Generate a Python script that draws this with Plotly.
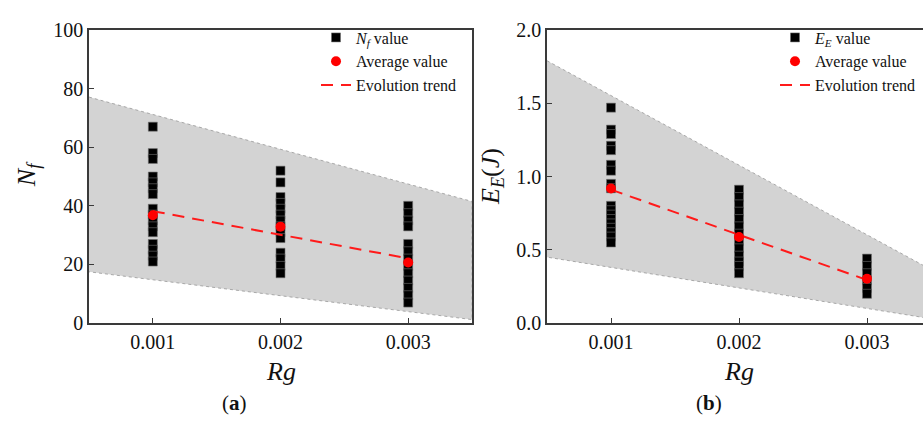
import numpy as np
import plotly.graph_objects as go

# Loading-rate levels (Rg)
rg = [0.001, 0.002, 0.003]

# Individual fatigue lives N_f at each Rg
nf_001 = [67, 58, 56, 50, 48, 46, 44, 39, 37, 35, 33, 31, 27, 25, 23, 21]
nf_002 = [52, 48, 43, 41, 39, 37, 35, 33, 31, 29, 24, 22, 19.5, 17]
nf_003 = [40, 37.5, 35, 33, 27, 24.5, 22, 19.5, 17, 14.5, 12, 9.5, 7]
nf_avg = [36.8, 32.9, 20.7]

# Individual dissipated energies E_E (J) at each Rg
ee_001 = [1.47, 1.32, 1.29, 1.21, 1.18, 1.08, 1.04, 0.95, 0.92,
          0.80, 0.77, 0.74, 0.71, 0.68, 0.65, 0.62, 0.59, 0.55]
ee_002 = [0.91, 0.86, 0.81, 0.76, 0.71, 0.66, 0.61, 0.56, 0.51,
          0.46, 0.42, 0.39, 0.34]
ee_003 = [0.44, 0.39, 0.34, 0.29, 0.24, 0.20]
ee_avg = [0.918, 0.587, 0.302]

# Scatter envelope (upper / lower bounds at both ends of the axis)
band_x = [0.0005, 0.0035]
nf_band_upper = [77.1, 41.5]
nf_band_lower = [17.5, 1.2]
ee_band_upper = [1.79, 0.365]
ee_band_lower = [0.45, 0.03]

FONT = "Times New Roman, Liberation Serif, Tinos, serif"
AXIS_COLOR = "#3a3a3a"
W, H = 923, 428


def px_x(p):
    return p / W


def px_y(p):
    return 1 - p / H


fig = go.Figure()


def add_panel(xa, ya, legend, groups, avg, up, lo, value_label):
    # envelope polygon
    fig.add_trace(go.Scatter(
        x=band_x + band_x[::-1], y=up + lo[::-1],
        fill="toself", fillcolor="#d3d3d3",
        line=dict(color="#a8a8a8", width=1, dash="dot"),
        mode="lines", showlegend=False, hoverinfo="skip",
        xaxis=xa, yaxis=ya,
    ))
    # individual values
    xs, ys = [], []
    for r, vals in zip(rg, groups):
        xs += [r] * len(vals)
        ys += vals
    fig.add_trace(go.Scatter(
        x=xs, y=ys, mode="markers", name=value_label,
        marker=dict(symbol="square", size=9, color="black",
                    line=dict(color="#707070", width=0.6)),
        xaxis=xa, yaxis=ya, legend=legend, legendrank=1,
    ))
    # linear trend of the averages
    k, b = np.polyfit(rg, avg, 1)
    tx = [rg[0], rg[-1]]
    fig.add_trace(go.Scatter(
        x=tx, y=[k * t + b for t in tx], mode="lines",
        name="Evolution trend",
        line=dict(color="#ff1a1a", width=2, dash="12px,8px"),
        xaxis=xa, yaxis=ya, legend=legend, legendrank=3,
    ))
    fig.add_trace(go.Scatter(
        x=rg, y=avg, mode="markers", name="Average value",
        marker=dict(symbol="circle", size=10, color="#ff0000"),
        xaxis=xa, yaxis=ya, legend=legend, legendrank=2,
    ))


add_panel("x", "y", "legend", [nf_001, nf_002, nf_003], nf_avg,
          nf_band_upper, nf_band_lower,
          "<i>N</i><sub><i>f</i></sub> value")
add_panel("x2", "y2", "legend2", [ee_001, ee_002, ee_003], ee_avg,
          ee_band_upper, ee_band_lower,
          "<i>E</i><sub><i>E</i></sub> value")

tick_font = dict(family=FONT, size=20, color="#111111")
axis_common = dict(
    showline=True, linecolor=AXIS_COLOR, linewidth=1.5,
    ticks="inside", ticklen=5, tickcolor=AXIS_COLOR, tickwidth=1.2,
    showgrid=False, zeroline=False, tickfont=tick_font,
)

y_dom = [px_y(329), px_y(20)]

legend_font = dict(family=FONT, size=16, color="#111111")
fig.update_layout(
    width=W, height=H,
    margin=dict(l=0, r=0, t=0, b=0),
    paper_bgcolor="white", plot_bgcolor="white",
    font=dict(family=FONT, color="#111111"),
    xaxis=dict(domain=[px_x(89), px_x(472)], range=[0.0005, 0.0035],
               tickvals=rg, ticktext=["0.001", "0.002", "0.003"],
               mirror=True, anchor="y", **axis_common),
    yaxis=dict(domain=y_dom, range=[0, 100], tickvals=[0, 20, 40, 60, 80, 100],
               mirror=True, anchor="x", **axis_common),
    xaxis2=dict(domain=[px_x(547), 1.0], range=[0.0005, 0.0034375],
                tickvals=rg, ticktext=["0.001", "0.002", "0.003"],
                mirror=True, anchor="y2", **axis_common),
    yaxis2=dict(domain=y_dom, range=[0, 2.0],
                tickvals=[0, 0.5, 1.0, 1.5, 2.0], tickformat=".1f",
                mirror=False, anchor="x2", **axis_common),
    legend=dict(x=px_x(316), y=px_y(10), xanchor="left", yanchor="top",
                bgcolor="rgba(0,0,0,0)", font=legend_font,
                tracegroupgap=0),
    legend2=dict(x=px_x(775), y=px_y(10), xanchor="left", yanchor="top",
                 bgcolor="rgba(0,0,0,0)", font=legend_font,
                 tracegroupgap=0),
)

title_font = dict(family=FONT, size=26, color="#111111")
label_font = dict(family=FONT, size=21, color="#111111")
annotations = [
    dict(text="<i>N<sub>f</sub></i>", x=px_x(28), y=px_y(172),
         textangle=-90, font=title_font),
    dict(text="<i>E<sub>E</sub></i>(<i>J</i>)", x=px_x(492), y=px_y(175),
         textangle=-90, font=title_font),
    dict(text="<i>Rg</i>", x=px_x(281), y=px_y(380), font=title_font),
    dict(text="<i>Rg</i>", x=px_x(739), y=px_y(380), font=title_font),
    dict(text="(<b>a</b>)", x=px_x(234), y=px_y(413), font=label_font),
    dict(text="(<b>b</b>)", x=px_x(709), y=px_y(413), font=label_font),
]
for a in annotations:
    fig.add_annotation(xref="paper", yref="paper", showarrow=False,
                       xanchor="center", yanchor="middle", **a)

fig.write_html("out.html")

────────────────────────────────────────

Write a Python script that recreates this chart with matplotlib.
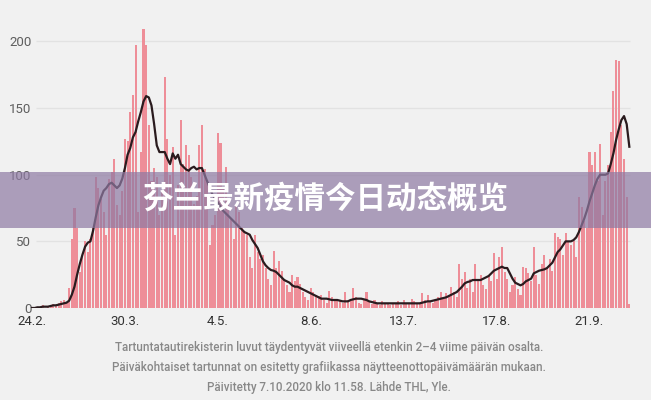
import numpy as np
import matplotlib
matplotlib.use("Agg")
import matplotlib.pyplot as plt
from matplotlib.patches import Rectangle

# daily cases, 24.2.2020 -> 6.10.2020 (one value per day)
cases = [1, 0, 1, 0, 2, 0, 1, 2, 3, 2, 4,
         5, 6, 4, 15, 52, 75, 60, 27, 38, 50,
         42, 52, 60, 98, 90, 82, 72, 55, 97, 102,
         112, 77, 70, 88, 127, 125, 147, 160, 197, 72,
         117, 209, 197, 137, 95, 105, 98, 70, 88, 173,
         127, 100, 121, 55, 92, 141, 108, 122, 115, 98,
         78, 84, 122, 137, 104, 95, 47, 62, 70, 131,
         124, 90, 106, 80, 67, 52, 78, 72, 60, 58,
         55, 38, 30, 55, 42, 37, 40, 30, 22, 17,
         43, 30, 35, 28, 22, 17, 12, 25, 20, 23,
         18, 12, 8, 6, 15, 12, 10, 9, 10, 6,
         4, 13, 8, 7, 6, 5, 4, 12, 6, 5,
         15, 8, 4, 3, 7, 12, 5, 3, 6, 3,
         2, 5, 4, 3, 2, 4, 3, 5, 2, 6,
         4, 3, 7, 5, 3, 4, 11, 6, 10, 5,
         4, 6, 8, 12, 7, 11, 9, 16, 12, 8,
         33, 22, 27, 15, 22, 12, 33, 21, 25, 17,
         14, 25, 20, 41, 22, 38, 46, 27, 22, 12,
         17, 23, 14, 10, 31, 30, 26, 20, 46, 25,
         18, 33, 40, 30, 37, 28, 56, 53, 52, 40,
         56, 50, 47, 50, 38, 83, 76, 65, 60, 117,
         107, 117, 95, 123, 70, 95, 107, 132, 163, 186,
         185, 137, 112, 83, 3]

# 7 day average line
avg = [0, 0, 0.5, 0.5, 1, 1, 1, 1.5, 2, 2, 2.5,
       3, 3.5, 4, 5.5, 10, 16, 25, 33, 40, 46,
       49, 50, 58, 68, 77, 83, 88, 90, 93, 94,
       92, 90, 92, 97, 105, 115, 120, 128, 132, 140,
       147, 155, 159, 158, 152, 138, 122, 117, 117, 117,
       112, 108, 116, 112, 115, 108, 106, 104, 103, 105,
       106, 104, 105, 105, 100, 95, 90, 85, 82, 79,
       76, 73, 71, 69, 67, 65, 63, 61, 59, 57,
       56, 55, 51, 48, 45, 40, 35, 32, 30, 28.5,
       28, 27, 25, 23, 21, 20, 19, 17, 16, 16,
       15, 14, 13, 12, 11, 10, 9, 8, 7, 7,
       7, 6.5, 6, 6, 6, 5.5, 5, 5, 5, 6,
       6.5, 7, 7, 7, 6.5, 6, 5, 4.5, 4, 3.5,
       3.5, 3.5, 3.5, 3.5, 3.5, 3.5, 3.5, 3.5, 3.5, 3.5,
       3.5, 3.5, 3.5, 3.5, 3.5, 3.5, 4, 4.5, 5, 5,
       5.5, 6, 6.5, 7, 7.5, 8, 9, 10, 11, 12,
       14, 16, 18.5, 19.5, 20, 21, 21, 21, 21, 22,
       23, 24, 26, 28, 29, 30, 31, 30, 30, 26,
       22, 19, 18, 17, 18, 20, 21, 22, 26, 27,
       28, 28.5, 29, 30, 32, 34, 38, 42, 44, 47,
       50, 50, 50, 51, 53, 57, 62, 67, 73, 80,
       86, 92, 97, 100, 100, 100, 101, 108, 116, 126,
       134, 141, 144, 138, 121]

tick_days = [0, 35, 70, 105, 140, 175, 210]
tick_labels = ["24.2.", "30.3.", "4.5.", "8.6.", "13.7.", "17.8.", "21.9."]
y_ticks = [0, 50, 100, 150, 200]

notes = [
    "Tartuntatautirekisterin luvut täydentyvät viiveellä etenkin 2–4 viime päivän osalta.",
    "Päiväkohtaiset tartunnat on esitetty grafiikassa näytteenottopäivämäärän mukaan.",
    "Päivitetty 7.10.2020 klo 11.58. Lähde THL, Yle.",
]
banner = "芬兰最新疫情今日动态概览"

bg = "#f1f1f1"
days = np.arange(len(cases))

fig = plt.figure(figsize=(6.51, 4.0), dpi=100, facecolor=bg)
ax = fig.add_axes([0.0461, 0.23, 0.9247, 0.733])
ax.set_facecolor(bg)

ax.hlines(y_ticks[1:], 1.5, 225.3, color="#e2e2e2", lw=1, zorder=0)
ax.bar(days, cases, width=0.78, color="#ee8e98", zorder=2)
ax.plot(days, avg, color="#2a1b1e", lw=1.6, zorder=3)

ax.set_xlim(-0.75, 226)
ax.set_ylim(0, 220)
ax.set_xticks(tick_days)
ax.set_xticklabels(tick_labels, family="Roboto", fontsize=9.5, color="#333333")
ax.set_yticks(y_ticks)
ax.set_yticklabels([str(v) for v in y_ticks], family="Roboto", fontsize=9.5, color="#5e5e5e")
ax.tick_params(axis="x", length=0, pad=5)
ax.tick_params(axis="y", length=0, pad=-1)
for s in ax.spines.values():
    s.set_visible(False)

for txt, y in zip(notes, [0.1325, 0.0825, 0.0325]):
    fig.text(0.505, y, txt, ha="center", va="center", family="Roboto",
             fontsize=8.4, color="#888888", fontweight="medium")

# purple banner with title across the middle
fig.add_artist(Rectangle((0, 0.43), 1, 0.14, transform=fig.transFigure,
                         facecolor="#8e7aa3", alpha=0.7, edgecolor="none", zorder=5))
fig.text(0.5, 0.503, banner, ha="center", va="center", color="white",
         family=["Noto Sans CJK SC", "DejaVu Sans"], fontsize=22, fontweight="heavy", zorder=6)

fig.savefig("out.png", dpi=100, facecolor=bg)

────────────────────────────────────────

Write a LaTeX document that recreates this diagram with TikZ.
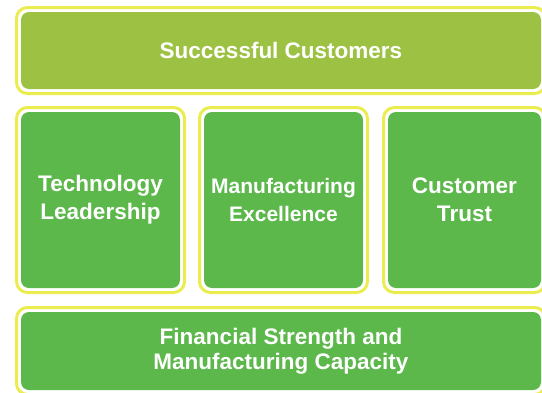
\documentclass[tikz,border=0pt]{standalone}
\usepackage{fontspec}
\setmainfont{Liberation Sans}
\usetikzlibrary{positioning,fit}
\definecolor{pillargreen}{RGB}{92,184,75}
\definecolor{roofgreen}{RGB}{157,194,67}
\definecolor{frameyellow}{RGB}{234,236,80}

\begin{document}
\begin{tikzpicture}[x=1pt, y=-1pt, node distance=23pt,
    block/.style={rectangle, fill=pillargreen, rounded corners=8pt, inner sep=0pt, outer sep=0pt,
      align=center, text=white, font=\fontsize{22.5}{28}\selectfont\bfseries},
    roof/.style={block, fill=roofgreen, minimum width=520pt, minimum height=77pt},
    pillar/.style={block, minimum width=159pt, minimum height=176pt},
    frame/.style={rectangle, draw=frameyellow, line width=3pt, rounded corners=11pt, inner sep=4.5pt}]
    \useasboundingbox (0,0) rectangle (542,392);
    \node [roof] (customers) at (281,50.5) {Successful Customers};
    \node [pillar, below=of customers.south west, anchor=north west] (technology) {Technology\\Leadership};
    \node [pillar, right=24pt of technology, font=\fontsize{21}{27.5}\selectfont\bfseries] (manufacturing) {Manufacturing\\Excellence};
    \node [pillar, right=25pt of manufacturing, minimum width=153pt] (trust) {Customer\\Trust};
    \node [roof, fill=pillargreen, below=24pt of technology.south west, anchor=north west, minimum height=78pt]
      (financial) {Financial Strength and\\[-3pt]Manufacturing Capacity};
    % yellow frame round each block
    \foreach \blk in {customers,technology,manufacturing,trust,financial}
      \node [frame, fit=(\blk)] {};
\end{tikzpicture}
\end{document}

────────────────────────────────────────

Write down the number of lines where the word "recreates" appears, and nothing further.

# Response for this exercise
2